How would one classify Air India in this categorisation?

Let us look at a few bare facts. The company’s accumulated losses totalled more than Rs. 30,000 crore. The balance sheet is riddled with debt holes of more than Rs. 43,000 crore. The airline is losing Rs. 11 crore every day – meaning, on an average, it earns at least Rs. 11 crore less than what it spends.

Other variables also do not compare well with Air India’s private sector peers. The national carrier’s aircraft-employee ratio currently stands at 243:1. This means that there are 243 employees to service every aircraft. This is highly inefficient when placed against a comparable quotient of 150:1, or even less, for many international and domestic carriers.

Punctuality also has not been Air India’s forte. Its average on-time performance ranges just above 80% compared to the more than 90% that some private carriers routinely clock.

Air India’s market share now stands at less than 20% mirroring how over the years the airline has ceded space to new players.

Given these rather feeble financial and operational prospects one would be tempted to place the Maharaja in the third grouping of state-owned companies — perennially loss making firms with remote chances of a turnaround. Contrary to this more obvious line of thinking I would, however, hazard a risk by saying that there appear to be some light at the end of the tunnel for the Maharaja.

The balance sheet maybe still drowned in deep red, but there are early signs of it moving towards black. Earnings before interest, depreciation, taxes and amortisation (EBIDTA) has turned positive for the first time since the controversial merger of Air India with the one-time Indian Airlines in 2007.

There is also some merit in the argument that some of the operational parameters too should start looking up in the coming months. For one, the airline should be able to substantially pare its employee base to less than 20,000 from more than 30,000 now once it successfully hives off the non-core areas such as cargo, aircraft maintenance and ground handling into separate subsidiaries. This, besides making the aircraft-employee ratio comparable with the best carriers, will also sharply bring down the wage bill of the flagship operations.

Privatisation of State-owned companies, or disinvestment as we call it in India, has always been a touchy political question. But, there are compelling reasons for the government to take its hands off companies that have dug themselves into an unending hole of mounting losses and perpetual debt.  As a one-off, increasing the floating stock of companies will shore up the government’s balance sheet by lowering their demands for capital expenditure.
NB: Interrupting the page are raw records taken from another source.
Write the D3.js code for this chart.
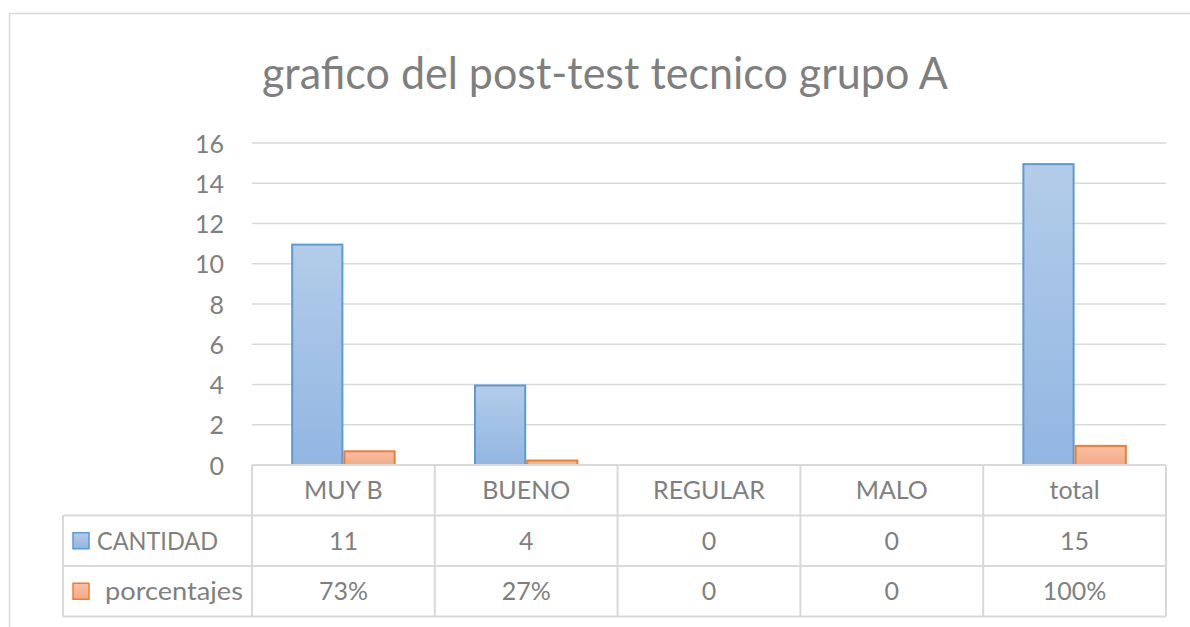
<!DOCTYPE html>
<html>
<head>
<meta charset="utf-8">
<script src="https://cdn.jsdelivr.net/npm/d3@7"></script>
<style>
  html, body { margin: 0; padding: 0; background: #fff; }
  svg { display: block; }
  text { font-family: Lato, "Open Sans", sans-serif; fill: #7f7f7f; }
</style>
</head>
<body>
<svg id="chart" width="1190" height="627"></svg>
<script>
const title = "grafico del post-test tecnico grupo A";
const categories = ["MUY B", "BUENO", "REGULAR", "MALO", "total"];
const seriesNames = ["CANTIDAD", "porcentajes"];
const cantidad = [11, 4, 0, 0, 15];
const porcentajes = [0.73, 0.27, 0, 0, 1];
const cantidadLabels = ["11", "4", "0", "0", "15"];
const porcentajesLabels = ["73%", "27%", "0", "0", "100%"];
const yTicks = [0, 2, 4, 6, 8, 10, 12, 14, 16];

const svg = d3.select("#chart");
const W = 1190, H = 627;

// Layout
const plotLeft = 252, plotRight = 1166, plotTop = 143, plotBottom = 465;
const rowH = 50.5;
const tableLeft = 63;

// Outer chart frame
svg.append("rect")
  .attr("x", 9.5).attr("y", 13.5)
  .attr("width", W + 20).attr("height", H + 20)
  .attr("fill", "#fff").attr("stroke", "#d9d9d9").attr("stroke-width", 1.5);

// Gradients
const defs = svg.append("defs");
function grad(id, top, bottom) {
  const g = defs.append("linearGradient").attr("id", id)
    .attr("x1", 0).attr("y1", 0).attr("x2", 0).attr("y2", 1);
  g.append("stop").attr("offset", "0%").attr("stop-color", top);
  g.append("stop").attr("offset", "100%").attr("stop-color", bottom);
}
grad("gBlue", "#b3cce9", "#92b6e2");
grad("gOrange", "#f8bfa5", "#f4aa87");

const colors = [
  { fill: "url(#gBlue)", stroke: "#5b9bd5" },
  { fill: "url(#gOrange)", stroke: "#ed7d31" }
];

// Scales
const y = d3.scaleLinear().domain([0, 16]).range([plotBottom, plotTop]);
const x0 = d3.scaleBand().domain(categories).range([plotLeft, plotRight]).paddingInner(0).paddingOuter(0);
// gap width 150%: bars occupy 2/3.5 of band
const groupFrac = 2 / 3.5;
const x1 = d3.scaleBand().domain(seriesNames)
  .range([0, x0.bandwidth() * groupFrac]);
const groupOffset = x0.bandwidth() * (1 - groupFrac) / 2;

// Gridlines
const yAxis = d3.axisLeft(y).tickValues(yTicks).tickSize(0).tickPadding(0).tickFormat(d3.format("d"));
const gridG = svg.append("g");
gridG.selectAll("line").data(yTicks.filter(d => d > 0)).join("line")
  .attr("x1", plotLeft).attr("x2", plotRight)
  .attr("y1", d => y(d)).attr("y2", d => y(d))
  .attr("stroke", "#d9d9d9").attr("stroke-width", 1.5);

// Y axis labels
const ax = svg.append("g").attr("transform", `translate(224,0)`).call(yAxis);
ax.select(".domain").remove();
ax.selectAll("text")
  .style("font-size", "25px")
  .style("font-family", "Lato, sans-serif")
  .attr("fill", "#7f7f7f")
  .attr("dy", "0.36em");

// Bars
const seriesData = [cantidad, porcentajes];
seriesData.forEach((vals, si) => {
  svg.append("g").selectAll("rect").data(vals.map((v, i) => ({ v, c: categories[i] })))
    .join("rect")
    .filter(d => d.v > 0)
    .attr("x", d => x0(d.c) + groupOffset + x1(seriesNames[si]) + 1)
    .attr("width", x1.bandwidth() - 2)
    .attr("y", d => y(d.v) + 1)
    .attr("height", d => y(0) - y(d.v) - 1)
    .attr("fill", colors[si].fill)
    .attr("stroke", colors[si].stroke)
    .attr("stroke-width", 2);
});

// Data table
const tbl = svg.append("g");
const lineColor = "#d9d9d9";
const rowsY = [plotBottom, plotBottom + rowH, plotBottom + 2 * rowH, plotBottom + 3 * rowH];
tbl.append("line").attr("x1", plotLeft).attr("x2", plotRight)
  .attr("y1", rowsY[0]).attr("y2", rowsY[0]).attr("stroke", lineColor).attr("stroke-width", 2);
[1, 2, 3].forEach(r => {
  tbl.append("line").attr("x1", tableLeft).attr("x2", plotRight)
    .attr("y1", rowsY[r]).attr("y2", rowsY[r]).attr("stroke", lineColor).attr("stroke-width", 2);
});
tbl.append("line").attr("x1", tableLeft).attr("x2", tableLeft)
  .attr("y1", rowsY[1]).attr("y2", rowsY[3]).attr("stroke", lineColor).attr("stroke-width", 2);
categories.forEach(c => {
  tbl.append("line").attr("x1", x0(c)).attr("x2", x0(c))
    .attr("y1", rowsY[0]).attr("y2", rowsY[3]).attr("stroke", lineColor).attr("stroke-width", 2);
});
tbl.append("line").attr("x1", plotRight).attr("x2", plotRight)
  .attr("y1", rowsY[0]).attr("y2", rowsY[3]).attr("stroke", lineColor).attr("stroke-width", 2);

// Header labels
tbl.selectAll("text.cat").data(categories).join("text")
  .attr("class", "cat")
  .attr("x", d => x0(d) + x0.bandwidth() / 2)
  .attr("y", (rowsY[0] + rowsY[1]) / 2)
  .attr("dy", "0.36em")
  .attr("text-anchor", "middle")
  .style("font-size", "25px")
  .text(d => d);

const rowLabels = [cantidadLabels, porcentajesLabels];
const legendX = [97, 105];
const legendLen = [121, 138];
rowLabels.forEach((labels, ri) => {
  tbl.append("g").selectAll("text").data(labels).join("text")
    .attr("x", (d, i) => x0(categories[i]) + x0.bandwidth() / 2)
    .attr("y", (rowsY[ri + 1] + rowsY[ri + 2]) / 2)
    .attr("dy", "0.36em")
    .attr("text-anchor", "middle")
    .style("font-size", "25px")
    .text(d => d);
  const cy = (rowsY[ri + 1] + rowsY[ri + 2]) / 2;
  tbl.append("rect")
    .attr("x", 73).attr("y", cy - 8).attr("width", 16).attr("height", 16)
    .attr("fill", colors[ri].fill).attr("stroke", colors[ri].stroke).attr("stroke-width", 1.5);
  tbl.append("text")
    .attr("x", legendX[ri])
    .attr("y", cy)
    .attr("dy", "0.36em")
    .attr("textLength", legendLen[ri])
    .attr("lengthAdjust", "spacingAndGlyphs")
    .style("font-size", "25px")
    .text(seriesNames[ri]);
});

// Title
svg.append("text")
  .attr("x", 605).attr("y", 89)
  .attr("text-anchor", "middle")
  .attr("textLength", 686)
  .attr("lengthAdjust", "spacingAndGlyphs")
  .style("font-size", "44px")
  .text(title);
</script>
</body>
</html>
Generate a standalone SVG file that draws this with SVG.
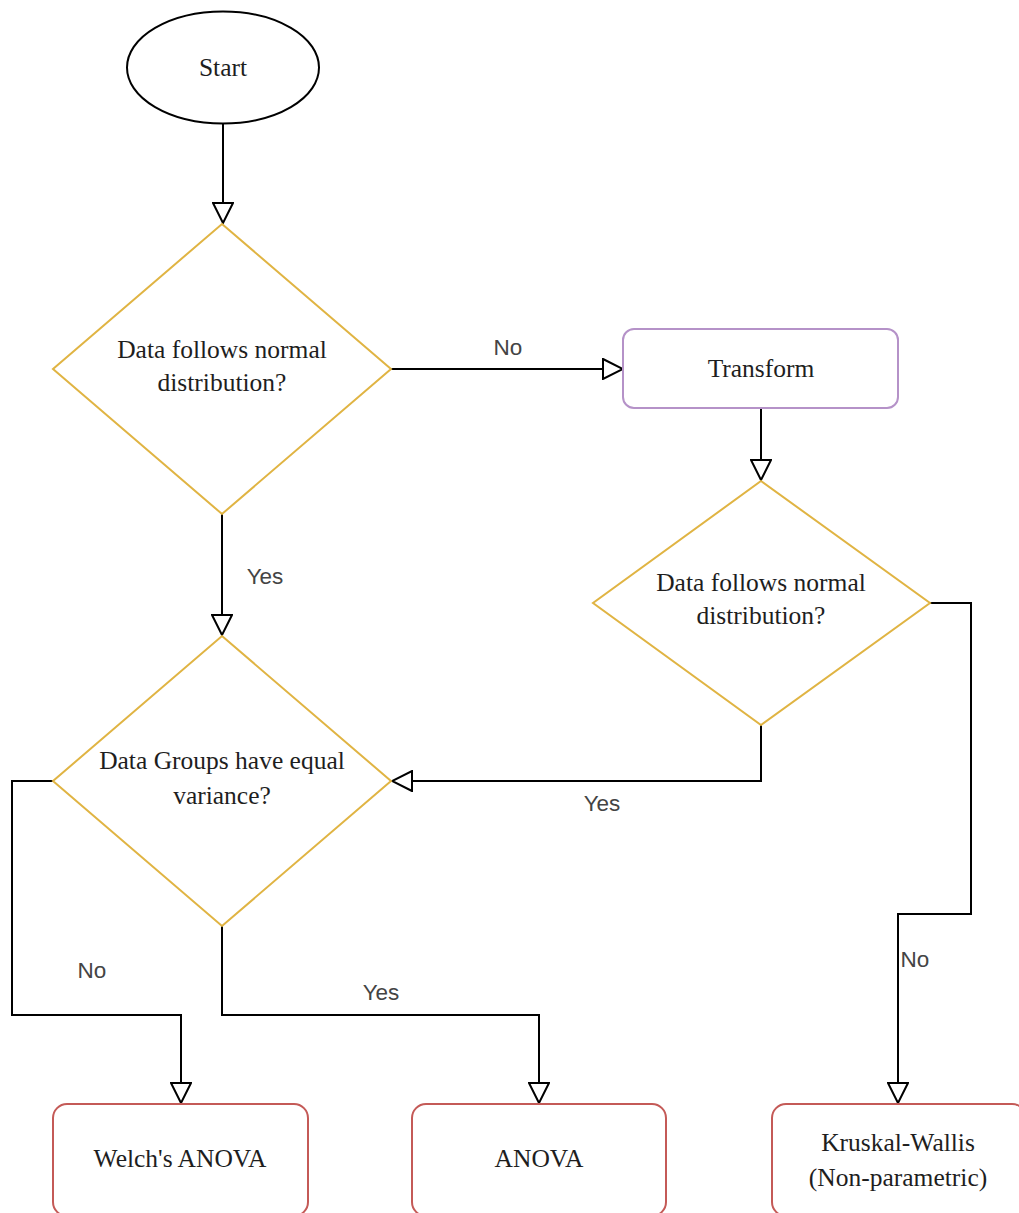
<svg xmlns="http://www.w3.org/2000/svg" width="1019" height="1213" viewBox="0 0 1019 1213">
  <style>
    .bg { fill: #ffffff; }
    .term { fill: #ffffff; stroke: #000000; stroke-width: 2; }
    .dec { fill: #ffffff; stroke: #e0b443; stroke-width: 2; }
    .proc { fill: #ffffff; stroke: #b592c8; stroke-width: 2; }
    .end { fill: #ffffff; stroke: #c45a57; stroke-width: 2; }
    .ntxt { font-family: "Liberation Serif", "Times New Roman", serif; font-size: 25.5px; fill: #1e1e1e; text-anchor: middle; }
    .edge { fill: none; stroke: #000000; stroke-width: 2; marker-end: url(#open); }
    .etxt { font-family: "Liberation Sans", Arial, sans-serif; font-size: 22.5px; fill: #444444; text-anchor: middle; }
  </style>
  <defs>
    <marker id="open" viewBox="0 0 22 22" refX="21" refY="11" markerWidth="22" markerHeight="22" markerUnits="userSpaceOnUse" orient="auto">
      <path d="M1,1 L21,11 L1,21 Z" fill="#ffffff" stroke="#000000" stroke-width="2" stroke-linejoin="miter"/>
    </marker>
  </defs>
  <rect class="bg" x="0" y="0" width="1019" height="1213"/>

  <!-- connectors -->
  <g id="connectors">
    <path class="edge" d="M223,124 L223,223"/>
    <path class="edge" d="M391,369 L623,369"/>
    <path class="edge" d="M761,408 L761,480"/>
    <path class="edge" d="M222,514 L222,635"/>
    <path class="edge" d="M761,725 L761,781 L392,781"/>
    <path class="edge" d="M930,603 L971,603 L971,914 L898,914 L898,1103"/>
    <path class="edge" d="M53,781 L12,781 L12,1015 L181,1015 L181,1103"/>
    <path class="edge" d="M222,926 L222,1015 L539,1015 L539,1103"/>
    <text class="etxt" x="508" y="355">No</text>
    <text class="etxt" x="265" y="584">Yes</text>
    <text class="etxt" x="602" y="811">Yes</text>
    <text class="etxt" x="915" y="967">No</text>
    <text class="etxt" x="92" y="978">No</text>
    <text class="etxt" x="381" y="1000">Yes</text>
  </g>

  <g id="start">
    <ellipse class="term" cx="223" cy="67.5" rx="96" ry="56"/>
    <text class="ntxt" x="223" y="76">Start</text>
  </g>

  <g id="normal1">
    <polygon class="dec" points="222,224 391,369 222,514 53,369"/>
    <text class="ntxt" x="222" y="358">Data follows normal</text>
    <text class="ntxt" x="222" y="391">distribution?</text>
  </g>

  <g id="transform">
    <rect class="proc" x="623" y="329" width="275" height="79" rx="11"/>
    <text class="ntxt" x="761" y="377">Transform</text>
  </g>

  <g id="normal2">
    <polygon class="dec" points="761,481 930,603 761,725 593,603"/>
    <text class="ntxt" x="761" y="591">Data follows normal</text>
    <text class="ntxt" x="761" y="624">distribution?</text>
  </g>

  <g id="variance">
    <polygon class="dec" points="222,636 391,781 222,926 53,781"/>
    <text class="ntxt" x="222" y="769">Data Groups have equal</text>
    <text class="ntxt" x="222" y="804">variance?</text>
  </g>

  <g id="welch">
    <rect class="end" x="53" y="1104" width="255" height="112" rx="14"/>
    <text class="ntxt" x="180" y="1167">Welch's ANOVA</text>
  </g>

  <g id="anova">
    <rect class="end" x="412" y="1104" width="254" height="112" rx="14"/>
    <text class="ntxt" x="539" y="1167">ANOVA</text>
  </g>

  <g id="kruskal">
    <rect class="end" x="772" y="1104" width="254" height="112" rx="14"/>
    <text class="ntxt" x="898" y="1151">Kruskal-Wallis</text>
    <text class="ntxt" x="898" y="1186">(Non-parametric)</text>
  </g>
</svg>
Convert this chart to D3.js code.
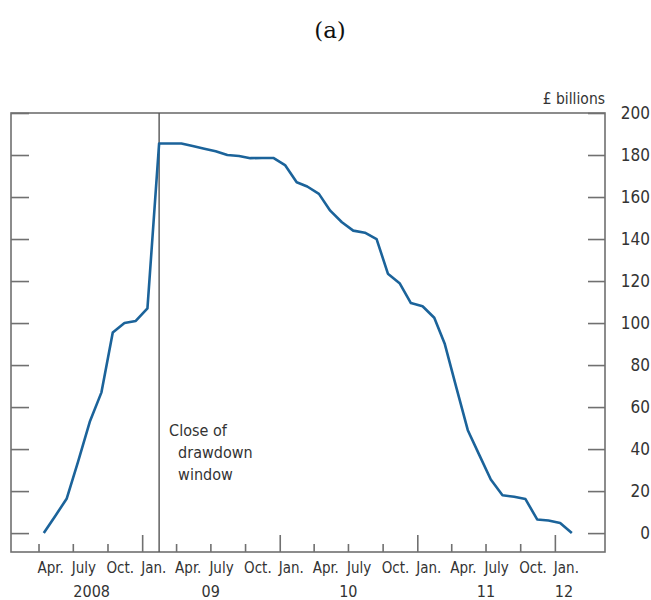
<!DOCTYPE html>
<html>
<head>
<meta charset="utf-8">
<script src="https://cdn.jsdelivr.net/npm/d3@7"></script>
<style>
  body { margin: 0; background: #fff; }
  text { font-family: "Liberation Sans Narrow", "DejaVu Sans Condensed", "Roboto", sans-serif; font-stretch: condensed; fill: #333; }
  .title { font-family: "DejaVu Serif", serif; font-stretch: normal; fill: #111; }
</style>
</head>
<body>
<div id="chart"></div>
<script>
// Monthly amounts outstanding, £ billions, Apr. 2008 to Feb. 2012
var months = ["2008-04","2008-05","2008-06","2008-07","2008-08","2008-09","2008-10","2008-11","2008-12",
    "2009-01","2009-02","2009-03","2009-04","2009-05","2009-06","2009-07","2009-08","2009-09","2009-10","2009-11","2009-12",
    "2010-01","2010-02","2010-03","2010-04","2010-05","2010-06","2010-07","2010-08","2010-09","2010-10","2010-11","2010-12",
    "2011-01","2011-02","2011-03","2011-04","2011-05","2011-06","2011-07","2011-08","2011-09","2011-10","2011-11","2011-12",
    "2012-01","2012-02"];
var values = [0, 8, 16.5, 34, 53, 67, 95.5, 100, 101,
    107, 185.5, 185.5, 185.5, 184.3, 183, 181.8, 180, 179.5, 178.5, 178.6, 178.6,
    175.2, 167, 165, 161.5, 153.5, 148, 144, 143, 140, 123.5, 119, 109.5,
    108, 102.5, 90, 69, 49, 37, 25.5, 18, 17.3, 16.2, 6.5, 6,
    4.8, 0];

// quarter tick months and their labels
var quarterMonths = ["2008-04","2008-07","2008-10","2009-01","2009-04","2009-07","2009-10","2010-01",
    "2010-04","2010-07","2010-10","2011-01","2011-04","2011-07","2011-10","2012-01"];
var monthNames = {"01": "Jan.", "04": "Apr.", "07": "July", "10": "Oct."};

var yearLabels = ["2008", "09", "10", "11", "12"];
var yearLabelDates = ["2008-08-20", "2009-07-02", "2010-07-02", "2011-07-02", "2012-01-25"];

var yTicks = [0, 20, 40, 60, 80, 100, 120, 140, 160, 180, 200];
var closeDate = "2009-02-15";

var w = 651, h = 600;
var plotLeft = 11, plotRight = 605, plotTop = 113, plotBottom = 552;

var parseMonth = d3.timeParse("%Y-%m");
var parseDay = d3.timeParse("%Y-%m-%d");
var midMonth = function(s) { return d3.timeDay.offset(parseMonth(s), 14); };

var data = months.map(function(m, i) { return {date: midMonth(m), value: values[i]}; });

var xScale = d3.scaleTime()
    .domain([new Date(2008, 0, 19), new Date(2012, 4, 13)])
    .range([plotLeft, plotRight]);

var yScale = d3.scaleLinear()
    .domain([-9, 200])
    .range([plotBottom, plotTop]);

var svg = d3.select("#chart").append("svg")
    .attr("width", w)
    .attr("height", h);

// title
svg.append("text")
    .attr("class", "title")
    .attr("x", 330)
    .attr("y", 38)
    .attr("text-anchor", "middle")
    .style("font-size", "23px")
    .text("(a)");

// units
svg.append("text")
    .attr("x", plotRight)
    .attr("y", 104)
    .attr("text-anchor", "end")
    .style("font-size", "15.5px")
    .text("£ billions");

// frame
svg.append("rect")
    .attr("x", plotLeft)
    .attr("y", plotTop)
    .attr("width", plotRight - plotLeft)
    .attr("height", plotBottom - plotTop)
    .attr("fill", "none")
    .attr("stroke", "#707070")
    .attr("stroke-width", 1.6);

// left y ticks (no labels)
var yAxisLeft = d3.axisLeft(yScale)
    .tickValues(yTicks)
    .tickSizeInner(-18)
    .tickSizeOuter(0)
    .tickFormat("");
svg.append("g")
    .attr("transform", "translate(" + plotLeft + ",0)")
    .call(yAxisLeft)
    .call(function(g) { g.select(".domain").remove(); });

// right y axis with labels
var yAxisRight = d3.axisRight(yScale)
    .tickValues(yTicks)
    .tickSizeInner(-17)
    .tickSizeOuter(0);
var gy = svg.append("g")
    .attr("transform", "translate(" + plotRight + ",0)")
    .call(yAxisRight)
    .call(function(g) { g.select(".domain").remove(); });
gy.selectAll("text")
    .attr("x", 45)
    .attr("text-anchor", "end")
    .style("font-size", "17px");

// x axis: quarterly ticks, taller at January
var xAxis = d3.axisBottom(xScale)
    .tickValues(quarterMonths.map(parseMonth))
    .tickSizeInner(-8)
    .tickSizeOuter(0)
    .tickFormat(function(d) { return monthNames[d3.timeFormat("%m")(d)]; });
var gx = svg.append("g")
    .attr("transform", "translate(0," + plotBottom + ")")
    .call(xAxis)
    .call(function(g) { g.select(".domain").remove(); });
gx.selectAll(".tick line")
    .attr("y2", function(d) { return d.getMonth() === 0 ? -17 : -8; });
gx.selectAll(".tick text")
    .attr("text-anchor", "start")
    .attr("x", -1.5)
    .attr("y", 10)
    .style("font-size", "15px");

svg.selectAll(".tick line")
    .attr("stroke", "#707070")
    .attr("stroke-width", 1.6);

// year labels
svg.selectAll(".year")
    .data(yearLabels)
    .join("text")
    .attr("class", "year")
    .attr("x", function(d, i) { return xScale(parseDay(yearLabelDates[i])); })
    .attr("y", 597)
    .attr("text-anchor", "middle")
    .style("font-size", "16px")
    .text(function(d) { return d; });

// close of drawdown window
var cx = xScale(parseDay(closeDate));
svg.append("line")
    .attr("x1", cx).attr("x2", cx)
    .attr("y1", plotTop).attr("y2", plotBottom)
    .attr("stroke", "#555")
    .attr("stroke-width", 1.4);

var note = svg.append("text")
    .style("font-size", "16px");
note.append("tspan").attr("x", cx + 10).attr("y", 436).text("Close of");
note.append("tspan").attr("x", cx + 19).attr("y", 458).text("drawdown");
note.append("tspan").attr("x", cx + 19).attr("y", 480).text("window");

// series
var line = d3.line()
    .x(function(d) { return xScale(d.date); })
    .y(function(d) { return yScale(d.value); });

svg.append("path")
    .datum(data)
    .attr("fill", "none")
    .attr("stroke", "#1b639a")
    .attr("stroke-width", 2.6)
    .attr("stroke-linejoin", "round")
    .attr("d", line);
</script>
</body>
</html>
Purists might argue that disinvestment is faux privatisation — the managerial efficiencies built into the latter do not obtain in the former.

To be sure this QSQT phenomenon brings in tighter scrutiny of market players. (No,I am not talking about the Aamir Khan-starrer 1980s super-hit Qayamat Se Qayamat Tak here; rather I am referring to the focus on efficient of stock market listed companies that leaves little time to relax between quarters and hence the epithet quarter-se-quarter-tak). The QSQT obedience is all the more important for an enterprise such as Air India, which, in my view, can survive only if it functions like an airline, not as a political operation.

It may be time to dust up a 15-year-old report prepared by former finance secretary Vijay Kelkar who had made a forceful case to disengage the government from the Maharaja through a carefully crafted privatisation process. That a former would-be suitor is now its competitor in India’s crowded firmament tells the tale of the Maharaja’s rapid descent. It needs a new owner.